● WHAT IS BEING ASKED: Repeat the full listing below verbatim and keep the images out.

------ DATA PROVIDED

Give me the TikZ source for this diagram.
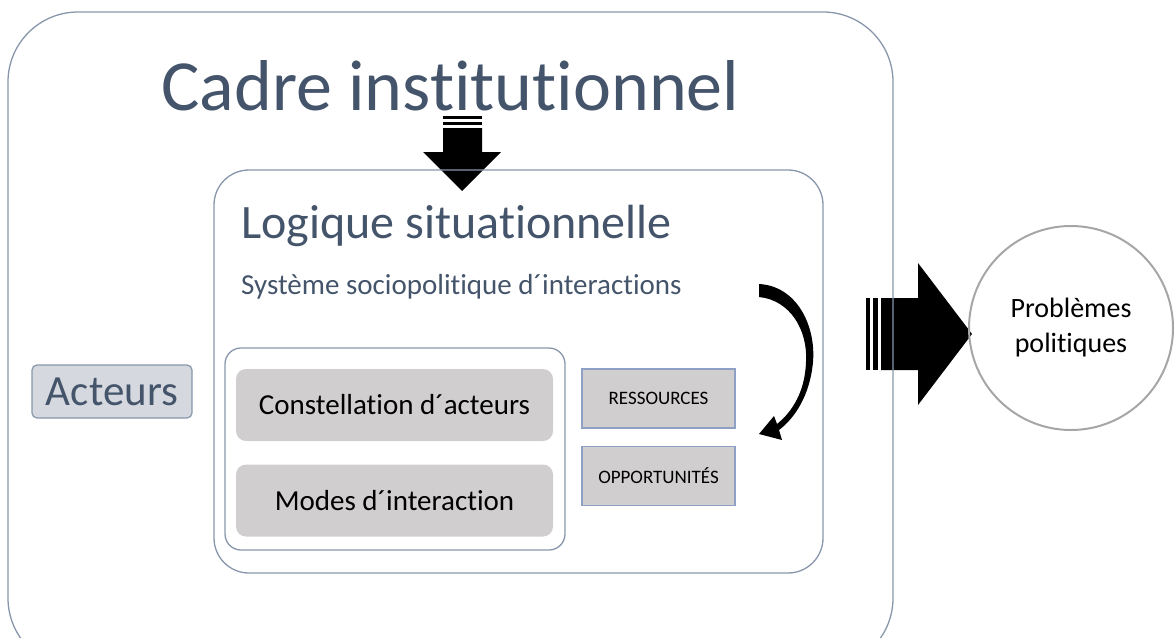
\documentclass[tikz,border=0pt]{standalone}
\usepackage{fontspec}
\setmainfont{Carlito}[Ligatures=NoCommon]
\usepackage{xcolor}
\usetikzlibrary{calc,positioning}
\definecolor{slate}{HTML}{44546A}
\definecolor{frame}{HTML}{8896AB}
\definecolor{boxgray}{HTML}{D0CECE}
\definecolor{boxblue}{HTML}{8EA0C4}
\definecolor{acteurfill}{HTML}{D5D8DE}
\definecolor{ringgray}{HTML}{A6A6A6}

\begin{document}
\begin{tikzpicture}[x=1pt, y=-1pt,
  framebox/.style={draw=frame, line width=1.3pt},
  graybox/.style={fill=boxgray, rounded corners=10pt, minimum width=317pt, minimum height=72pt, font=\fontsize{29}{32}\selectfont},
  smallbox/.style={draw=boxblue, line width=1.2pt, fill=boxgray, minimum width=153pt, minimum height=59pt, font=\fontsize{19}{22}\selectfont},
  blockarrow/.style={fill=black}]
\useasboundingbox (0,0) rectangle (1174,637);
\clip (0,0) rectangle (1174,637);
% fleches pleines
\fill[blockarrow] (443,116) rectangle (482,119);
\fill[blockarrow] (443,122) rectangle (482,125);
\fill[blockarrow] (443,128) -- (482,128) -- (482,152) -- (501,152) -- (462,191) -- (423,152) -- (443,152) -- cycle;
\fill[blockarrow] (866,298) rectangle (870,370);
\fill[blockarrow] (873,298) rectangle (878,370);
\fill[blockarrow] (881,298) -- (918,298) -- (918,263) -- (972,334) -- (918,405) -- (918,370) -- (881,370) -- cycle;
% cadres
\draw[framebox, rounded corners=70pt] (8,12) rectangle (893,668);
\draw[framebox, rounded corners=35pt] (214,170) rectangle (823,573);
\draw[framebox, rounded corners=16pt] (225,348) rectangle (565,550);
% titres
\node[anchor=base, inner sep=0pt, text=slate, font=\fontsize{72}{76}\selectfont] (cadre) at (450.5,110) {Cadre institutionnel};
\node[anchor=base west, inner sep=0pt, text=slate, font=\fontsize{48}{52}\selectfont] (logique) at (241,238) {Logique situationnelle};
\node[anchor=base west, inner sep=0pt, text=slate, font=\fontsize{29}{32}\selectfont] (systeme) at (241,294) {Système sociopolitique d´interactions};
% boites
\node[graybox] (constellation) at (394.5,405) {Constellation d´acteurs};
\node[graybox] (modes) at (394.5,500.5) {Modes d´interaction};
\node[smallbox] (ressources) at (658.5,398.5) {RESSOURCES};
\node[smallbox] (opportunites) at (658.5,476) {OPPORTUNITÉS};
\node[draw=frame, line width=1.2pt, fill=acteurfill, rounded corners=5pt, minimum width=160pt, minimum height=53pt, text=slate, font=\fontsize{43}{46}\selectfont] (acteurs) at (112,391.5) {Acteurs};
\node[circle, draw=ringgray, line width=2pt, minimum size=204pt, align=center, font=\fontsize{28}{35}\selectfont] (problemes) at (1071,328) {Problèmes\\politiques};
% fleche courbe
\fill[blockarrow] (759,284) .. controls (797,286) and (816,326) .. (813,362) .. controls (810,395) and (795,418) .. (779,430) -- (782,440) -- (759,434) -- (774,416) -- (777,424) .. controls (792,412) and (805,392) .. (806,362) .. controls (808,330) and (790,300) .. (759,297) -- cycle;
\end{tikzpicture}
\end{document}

------------

● RESPONSE TO THE EXERCISE:
Give me the TikZ source for this diagram.
\documentclass[tikz,border=0pt]{standalone}
\usepackage{fontspec}
\setmainfont{Carlito}[Ligatures=NoCommon]
\usepackage{xcolor}
\usetikzlibrary{calc,positioning}
\definecolor{slate}{HTML}{44546A}
\definecolor{frame}{HTML}{8896AB}
\definecolor{boxgray}{HTML}{D0CECE}
\definecolor{boxblue}{HTML}{8EA0C4}
\definecolor{acteurfill}{HTML}{D5D8DE}
\definecolor{ringgray}{HTML}{A6A6A6}

\begin{document}
\begin{tikzpicture}[x=1pt, y=-1pt,
  framebox/.style={draw=frame, line width=1.3pt},
  graybox/.style={fill=boxgray, rounded corners=10pt, minimum width=317pt, minimum height=72pt, font=\fontsize{29}{32}\selectfont},
  smallbox/.style={draw=boxblue, line width=1.2pt, fill=boxgray, minimum width=153pt, minimum height=59pt, font=\fontsize{19}{22}\selectfont},
  blockarrow/.style={fill=black}]
\useasboundingbox (0,0) rectangle (1174,637);
\clip (0,0) rectangle (1174,637);
% fleches pleines
\fill[blockarrow] (443,116) rectangle (482,119);
\fill[blockarrow] (443,122) rectangle (482,125);
\fill[blockarrow] (443,128) -- (482,128) -- (482,152) -- (501,152) -- (462,191) -- (423,152) -- (443,152) -- cycle;
\fill[blockarrow] (866,298) rectangle (870,370);
\fill[blockarrow] (873,298) rectangle (878,370);
\fill[blockarrow] (881,298) -- (918,298) -- (918,263) -- (972,334) -- (918,405) -- (918,370) -- (881,370) -- cycle;
% cadres
\draw[framebox, rounded corners=70pt] (8,12) rectangle (893,668);
\draw[framebox, rounded corners=35pt] (214,170) rectangle (823,573);
\draw[framebox, rounded corners=16pt] (225,348) rectangle (565,550);
% titres
\node[anchor=base, inner sep=0pt, text=slate, font=\fontsize{72}{76}\selectfont] (cadre) at (450.5,110) {Cadre institutionnel};
\node[anchor=base west, inner sep=0pt, text=slate, font=\fontsize{48}{52}\selectfont] (logique) at (241,238) {Logique situationnelle};
\node[anchor=base west, inner sep=0pt, text=slate, font=\fontsize{29}{32}\selectfont] (systeme) at (241,294) {Système sociopolitique d´interactions};
% boites
\node[graybox] (constellation) at (394.5,405) {Constellation d´acteurs};
\node[graybox] (modes) at (394.5,500.5) {Modes d´interaction};
\node[smallbox] (ressources) at (658.5,398.5) {RESSOURCES};
\node[smallbox] (opportunites) at (658.5,476) {OPPORTUNITÉS};
\node[draw=frame, line width=1.2pt, fill=acteurfill, rounded corners=5pt, minimum width=160pt, minimum height=53pt, text=slate, font=\fontsize{43}{46}\selectfont] (acteurs) at (112,391.5) {Acteurs};
\node[circle, draw=ringgray, line width=2pt, minimum size=204pt, align=center, font=\fontsize{28}{35}\selectfont] (problemes) at (1071,328) {Problèmes\\politiques};
% fleche courbe
\fill[blockarrow] (759,284) .. controls (797,286) and (816,326) .. (813,362) .. controls (810,395) and (795,418) .. (779,430) -- (782,440) -- (759,434) -- (774,416) -- (777,424) .. controls (792,412) and (805,392) .. (806,362) .. controls (808,330) and (790,300) .. (759,297) -- cycle;
\end{tikzpicture}
\end{document}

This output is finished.